## EXERCISE TASK
Leave out the images; return the rest of the data exactly.

+++ DATA

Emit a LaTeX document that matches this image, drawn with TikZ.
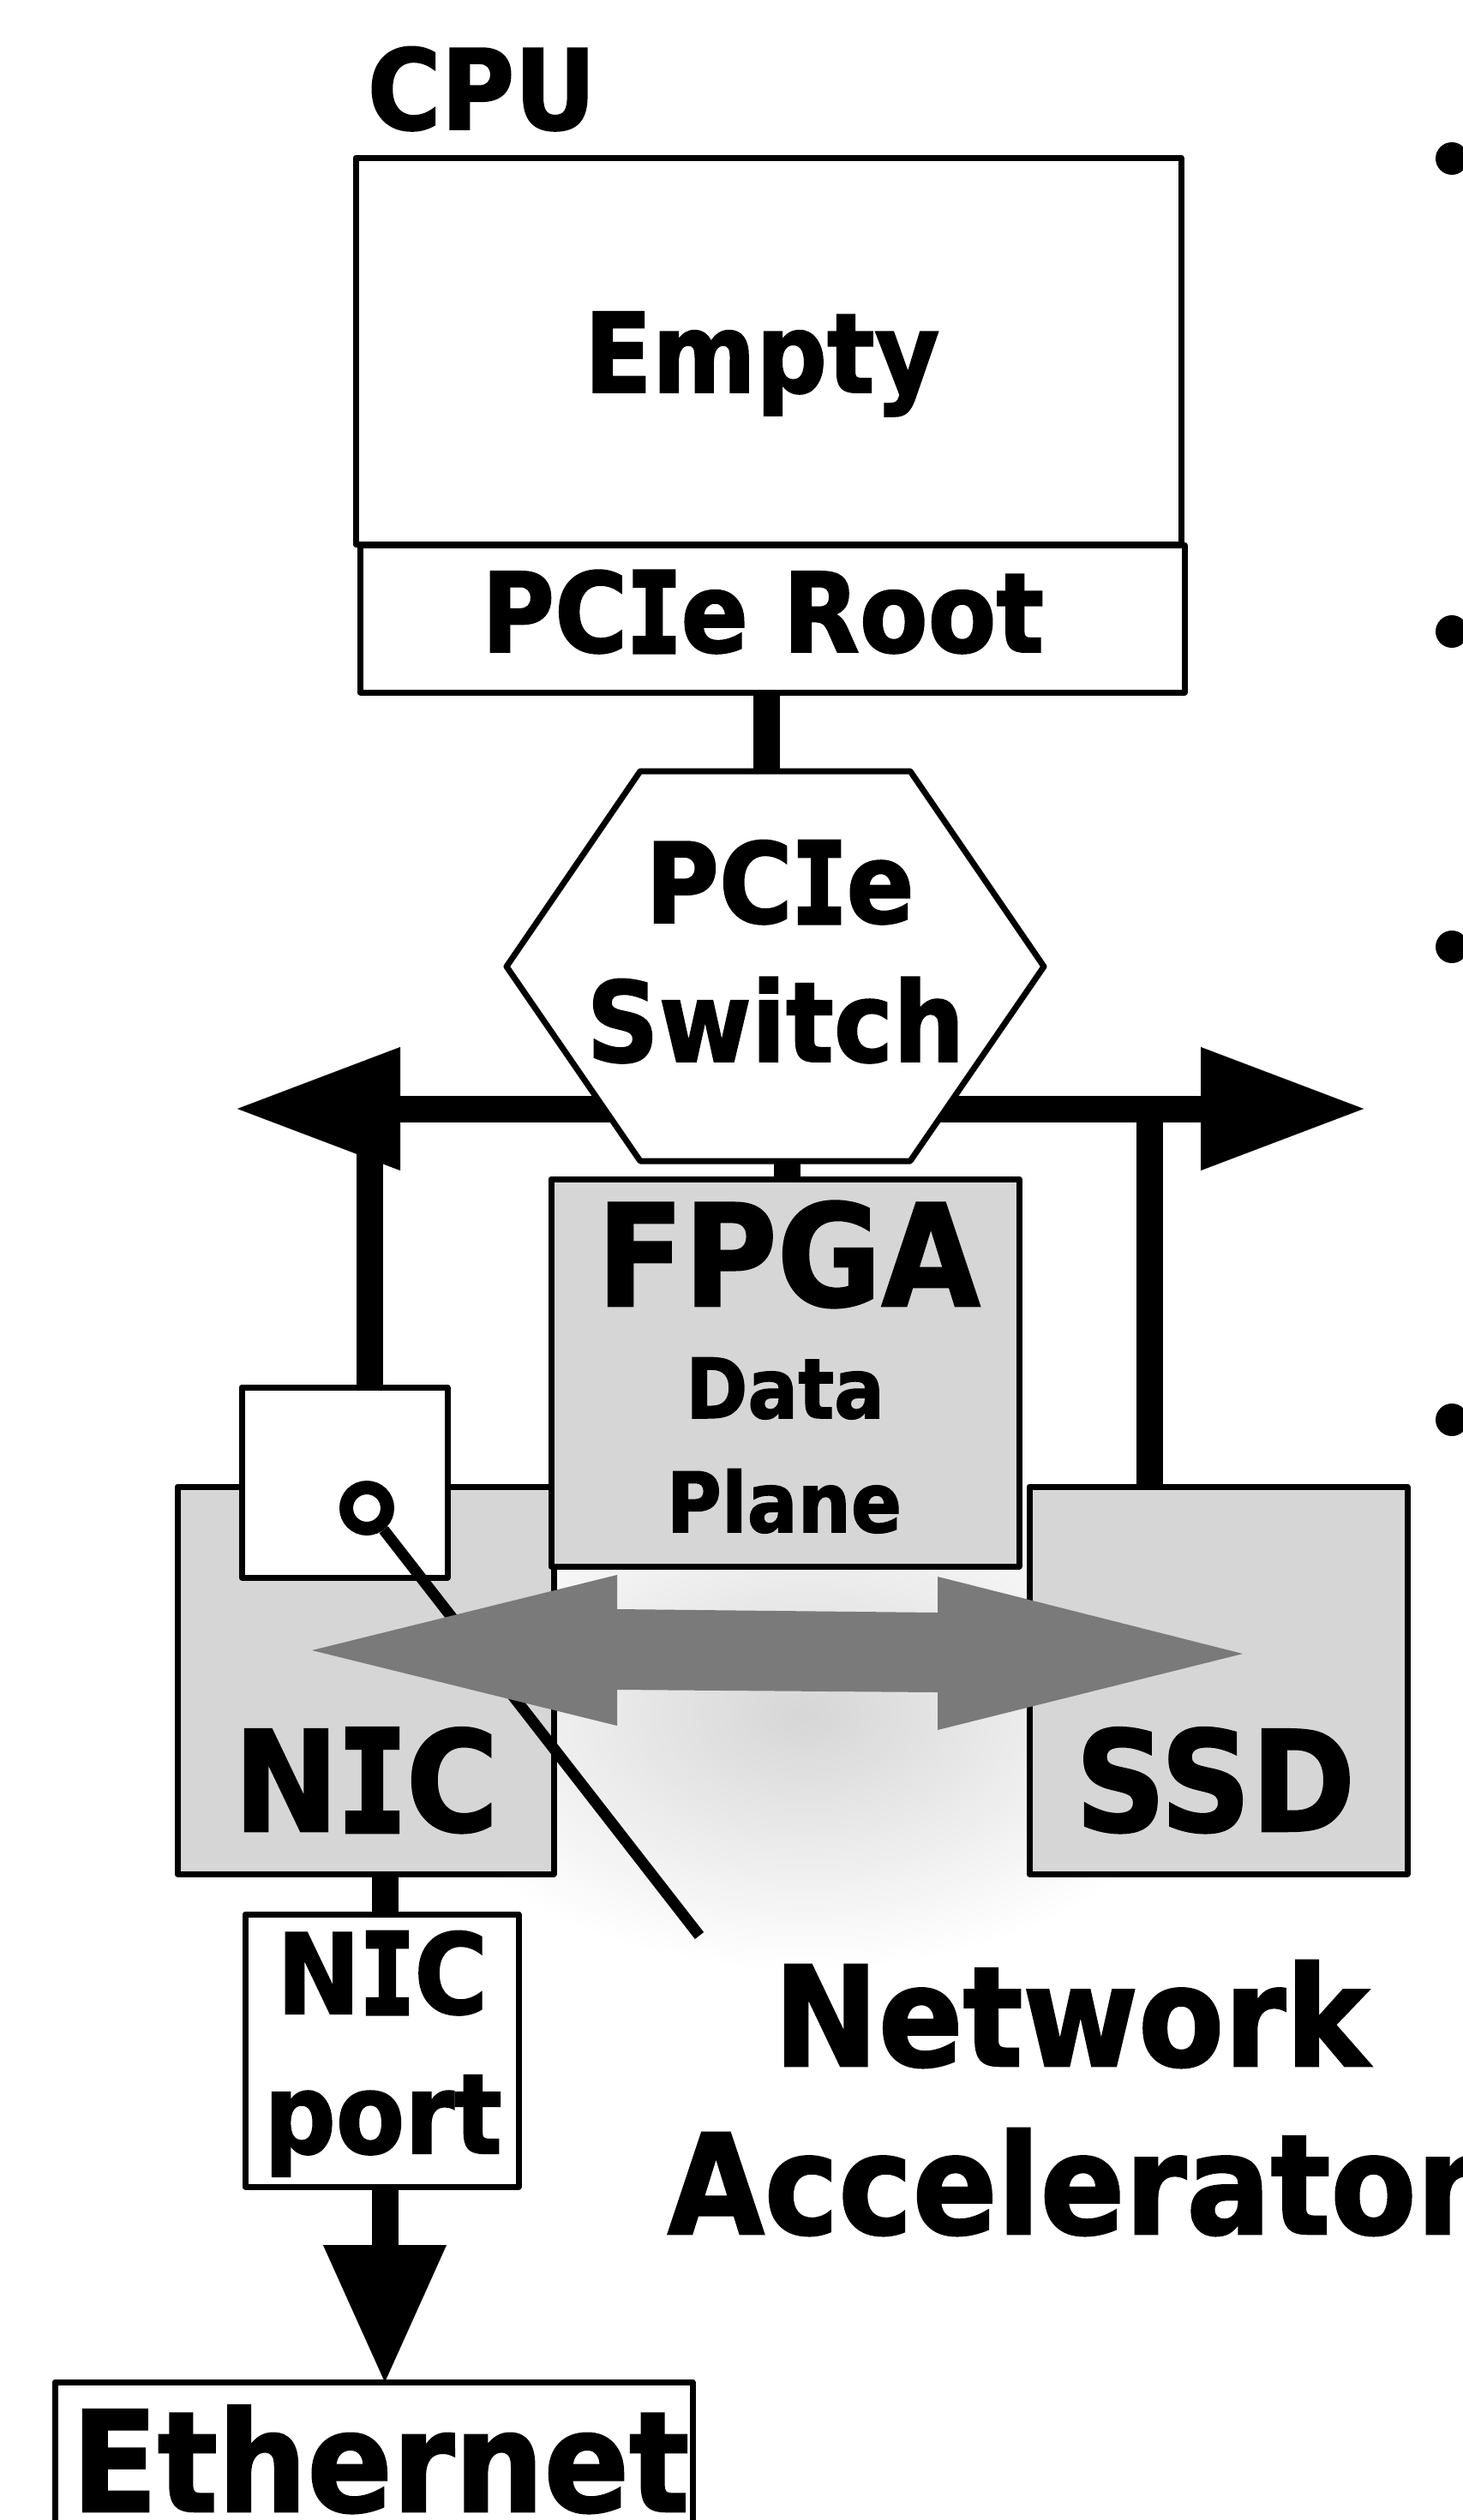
\documentclass[tikz,border=0pt]{standalone}
\usepackage{fontspec}
\newfontfamily\vf{DejaVu Sans}[FakeStretch=0.9, FakeBold=1.5]
\newfontfamily\vmono{DejaVu Sans Mono}[FakeStretch=0.8, FakeBold=4]
\usetikzlibrary{arrows.meta}
\definecolor{boxgray}{HTML}{D6D6D6}
\definecolor{arrgray}{HTML}{7A7A7A}
\definecolor{glowc}{HTML}{D6D6D6}
\pgfdeclareradialshading{glow}{\pgfpoint{0bp}{0bp}}{color(0bp)=(glowc); color(25bp)=(white); color(50bp)=(white)}
\pgfdeclarelayer{glowlayer}
\pgfdeclarelayer{bglayer}
\pgfsetlayers{glowlayer,bglayer,main}
\newcommand{\fsz}[1]{\fontsize{#1}{#1}\selectfont}
\newcommand{\serI}{{\vmono I}}
\tikzset{
  box/.style={draw, line width=7pt, fill=white, inner sep=0pt, outer sep=0pt, line join=round},
  gbox/.style={box, fill=boxgray},
  wire/.style={line width=31pt},
  lbl/.style={inner sep=0pt, outer sep=0pt, anchor=base},
  bustip/.tip={Triangle[length=190pt, width=144pt, line width=0.1pt]},
  ethtip/.tip={Triangle[length=160pt, width=144pt, line width=0.1pt]},
}
\begin{document}
\begin{tikzpicture}[x=1pt,y=-1pt]
\useasboundingbox (0,0) rectangle (1707,2941);

% boxes
\node[box, minimum width=963pt, minimum height=451pt] (empty) at (896.5,409.5) {};
\node[box, minimum width=962pt, minimum height=172pt] (root) at (901,722) {};
\draw[line width=7pt, fill=white, line join=round]
  (747,900) -- (1062,900) -- (1218,1128) -- (1062,1355) -- (747,1355) -- (591,1128) -- cycle;
\coordinate (swc) at (904.5,1127.5);
\coordinate (swtop) at (894,900);
\coordinate (swbot) at (918,1355);
\node[gbox, minimum width=439pt, minimum height=452pt] (nic) at (426.5,1961) {};
\node[box, minimum width=240pt, minimum height=222pt] (nicsw) at (402,1730) {};
\node[gbox, minimum width=441pt, minimum height=452pt] (ssd) at (1421.5,1961) {};
\node[gbox, minimum width=546pt, minimum height=452pt] (fpga) at (916,1602) {};
\node[box, minimum width=319pt, minimum height=318pt] (nicport) at (445.5,2393) {};
\node[box, minimum width=744pt, minimum height=220pt] (eth) at (436,2890) {};

% pointer ring and line
\node[draw, circle, line width=16pt, fill=white, minimum size=48pt, inner sep=0pt] (ring) at (428,1760) {};
\coordinate (ptr) at (816,2259);
\draw[line width=13pt] (ring) -- (ptr);

% gray double arrow
\fill[arrgray] (364,1926) -- (720,1838) -- (720,1878) -- (1094,1882) -- (1094,1840)
  -- (1450,1930) -- (1094,2019) -- (1094,1975) -- (720,1972) -- (720,2014) -- cycle;

% wires
\coordinate (busL) at (277,1294);
\coordinate (busR) at (1591,1294);
\coordinate (vL) at (431,1294);
\coordinate (vR) at (1341,1294);
\coordinate (xnic) at (449,0);
\begin{pgfonlayer}{bglayer}
\draw[wire] (root.south -| swtop) -- (swtop);
\draw[wire] (swbot) -- (fpga.north -| swbot);
\draw[wire, {bustip}-{bustip}] (busL) -- (busR);
\draw[wire] (vL) -- (nicsw.north -| vL);
\draw[wire] (vR) -- (ssd.north -| vR);
\draw[wire] (nic.south -| xnic) -- (nicport.north -| xnic);
\draw[wire, -{ethtip}] (nicport.south -| xnic) -- (eth.north -| xnic);
\end{pgfonlayer}
\begin{pgfonlayer}{glowlayer}
\shade[shading=glow] (460,1700) rectangle (1420,2300);
\end{pgfonlayer}

% texts
\node[lbl, font=\vf\bfseries\fsz{130}] (cput) at (562,151) {CPU};
\node[lbl, font=\vf\bfseries\fsz{129}] (emptyt) at (889,458) {Empty};
\node[lbl, font=\vf\bfseries\fsz{129}] (roott) at (890,761) {PC\serI e Root};
\node[lbl, font=\vf\bfseries\fsz{130}] (swt1) at (910,1077) {PC\serI e};
\node[lbl, font=\vf\bfseries\fsz{130}] (swt2) at (905,1239) {Switch};
\node[lbl, font=\vf\bfseries\fsz{165}] (fpgat) at (920,1524) {FPGA};
\node[lbl, font=\vf\bfseries\fsz{97}] (datat) at (916,1655) {Data};
\node[lbl, font=\vf\bfseries\fsz{97}] (planet) at (915,1788) {Plane};
\node[lbl, font=\vf\bfseries\fsz{163}] (nict) at (427,2137) {N\serI C};
\node[lbl, font=\vf\bfseries\fsz{163}] (ssdt) at (1418,2137) {SSD};
\node[lbl, font=\vf\bfseries\fsz{130}] (portt1) at (446,2350) {N\serI C};
\node[lbl, font=\vf\bfseries\fsz{130}] (portt2) at (447,2513) {port};
\node[lbl, font=\vf\bfseries\fsz{162}] (nat1) at (1250,2411) {Network};
\node[lbl, anchor=base west, font=\vf\bfseries\fsz{162}] (nat2) at (779,2607) {Accelerator};
\node[lbl, font=\vf\bfseries\fsz{163}] (etht) at (444,2931) {Ethernet};

% bullets of cut-off text
\fill (1694,185) circle (19);
\fill (1694,737) circle (19);
\fill (1694,1105) circle (19);
\fill (1694,1657) circle (19);
\end{tikzpicture}
\end{document}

++++++

## TASK ANSWER
Emit a LaTeX document that matches this image, drawn with TikZ.
\documentclass[tikz,border=0pt]{standalone}
\usepackage{fontspec}
\newfontfamily\vf{DejaVu Sans}[FakeStretch=0.9, FakeBold=1.5]
\newfontfamily\vmono{DejaVu Sans Mono}[FakeStretch=0.8, FakeBold=4]
\usetikzlibrary{arrows.meta}
\definecolor{boxgray}{HTML}{D6D6D6}
\definecolor{arrgray}{HTML}{7A7A7A}
\definecolor{glowc}{HTML}{D6D6D6}
\pgfdeclareradialshading{glow}{\pgfpoint{0bp}{0bp}}{color(0bp)=(glowc); color(25bp)=(white); color(50bp)=(white)}
\pgfdeclarelayer{glowlayer}
\pgfdeclarelayer{bglayer}
\pgfsetlayers{glowlayer,bglayer,main}
\newcommand{\fsz}[1]{\fontsize{#1}{#1}\selectfont}
\newcommand{\serI}{{\vmono I}}
\tikzset{
  box/.style={draw, line width=7pt, fill=white, inner sep=0pt, outer sep=0pt, line join=round},
  gbox/.style={box, fill=boxgray},
  wire/.style={line width=31pt},
  lbl/.style={inner sep=0pt, outer sep=0pt, anchor=base},
  bustip/.tip={Triangle[length=190pt, width=144pt, line width=0.1pt]},
  ethtip/.tip={Triangle[length=160pt, width=144pt, line width=0.1pt]},
}
\begin{document}
\begin{tikzpicture}[x=1pt,y=-1pt]
\useasboundingbox (0,0) rectangle (1707,2941);

% boxes
\node[box, minimum width=963pt, minimum height=451pt] (empty) at (896.5,409.5) {};
\node[box, minimum width=962pt, minimum height=172pt] (root) at (901,722) {};
\draw[line width=7pt, fill=white, line join=round]
  (747,900) -- (1062,900) -- (1218,1128) -- (1062,1355) -- (747,1355) -- (591,1128) -- cycle;
\coordinate (swc) at (904.5,1127.5);
\coordinate (swtop) at (894,900);
\coordinate (swbot) at (918,1355);
\node[gbox, minimum width=439pt, minimum height=452pt] (nic) at (426.5,1961) {};
\node[box, minimum width=240pt, minimum height=222pt] (nicsw) at (402,1730) {};
\node[gbox, minimum width=441pt, minimum height=452pt] (ssd) at (1421.5,1961) {};
\node[gbox, minimum width=546pt, minimum height=452pt] (fpga) at (916,1602) {};
\node[box, minimum width=319pt, minimum height=318pt] (nicport) at (445.5,2393) {};
\node[box, minimum width=744pt, minimum height=220pt] (eth) at (436,2890) {};

% pointer ring and line
\node[draw, circle, line width=16pt, fill=white, minimum size=48pt, inner sep=0pt] (ring) at (428,1760) {};
\coordinate (ptr) at (816,2259);
\draw[line width=13pt] (ring) -- (ptr);

% gray double arrow
\fill[arrgray] (364,1926) -- (720,1838) -- (720,1878) -- (1094,1882) -- (1094,1840)
  -- (1450,1930) -- (1094,2019) -- (1094,1975) -- (720,1972) -- (720,2014) -- cycle;

% wires
\coordinate (busL) at (277,1294);
\coordinate (busR) at (1591,1294);
\coordinate (vL) at (431,1294);
\coordinate (vR) at (1341,1294);
\coordinate (xnic) at (449,0);
\begin{pgfonlayer}{bglayer}
\draw[wire] (root.south -| swtop) -- (swtop);
\draw[wire] (swbot) -- (fpga.north -| swbot);
\draw[wire, {bustip}-{bustip}] (busL) -- (busR);
\draw[wire] (vL) -- (nicsw.north -| vL);
\draw[wire] (vR) -- (ssd.north -| vR);
\draw[wire] (nic.south -| xnic) -- (nicport.north -| xnic);
\draw[wire, -{ethtip}] (nicport.south -| xnic) -- (eth.north -| xnic);
\end{pgfonlayer}
\begin{pgfonlayer}{glowlayer}
\shade[shading=glow] (460,1700) rectangle (1420,2300);
\end{pgfonlayer}

% texts
\node[lbl, font=\vf\bfseries\fsz{130}] (cput) at (562,151) {CPU};
\node[lbl, font=\vf\bfseries\fsz{129}] (emptyt) at (889,458) {Empty};
\node[lbl, font=\vf\bfseries\fsz{129}] (roott) at (890,761) {PC\serI e Root};
\node[lbl, font=\vf\bfseries\fsz{130}] (swt1) at (910,1077) {PC\serI e};
\node[lbl, font=\vf\bfseries\fsz{130}] (swt2) at (905,1239) {Switch};
\node[lbl, font=\vf\bfseries\fsz{165}] (fpgat) at (920,1524) {FPGA};
\node[lbl, font=\vf\bfseries\fsz{97}] (datat) at (916,1655) {Data};
\node[lbl, font=\vf\bfseries\fsz{97}] (planet) at (915,1788) {Plane};
\node[lbl, font=\vf\bfseries\fsz{163}] (nict) at (427,2137) {N\serI C};
\node[lbl, font=\vf\bfseries\fsz{163}] (ssdt) at (1418,2137) {SSD};
\node[lbl, font=\vf\bfseries\fsz{130}] (portt1) at (446,2350) {N\serI C};
\node[lbl, font=\vf\bfseries\fsz{130}] (portt2) at (447,2513) {port};
\node[lbl, font=\vf\bfseries\fsz{162}] (nat1) at (1250,2411) {Network};
\node[lbl, anchor=base west, font=\vf\bfseries\fsz{162}] (nat2) at (779,2607) {Accelerator};
\node[lbl, font=\vf\bfseries\fsz{163}] (etht) at (444,2931) {Ethernet};

% bullets of cut-off text
\fill (1694,185) circle (19);
\fill (1694,737) circle (19);
\fill (1694,1105) circle (19);
\fill (1694,1657) circle (19);
\end{tikzpicture}
\end{document}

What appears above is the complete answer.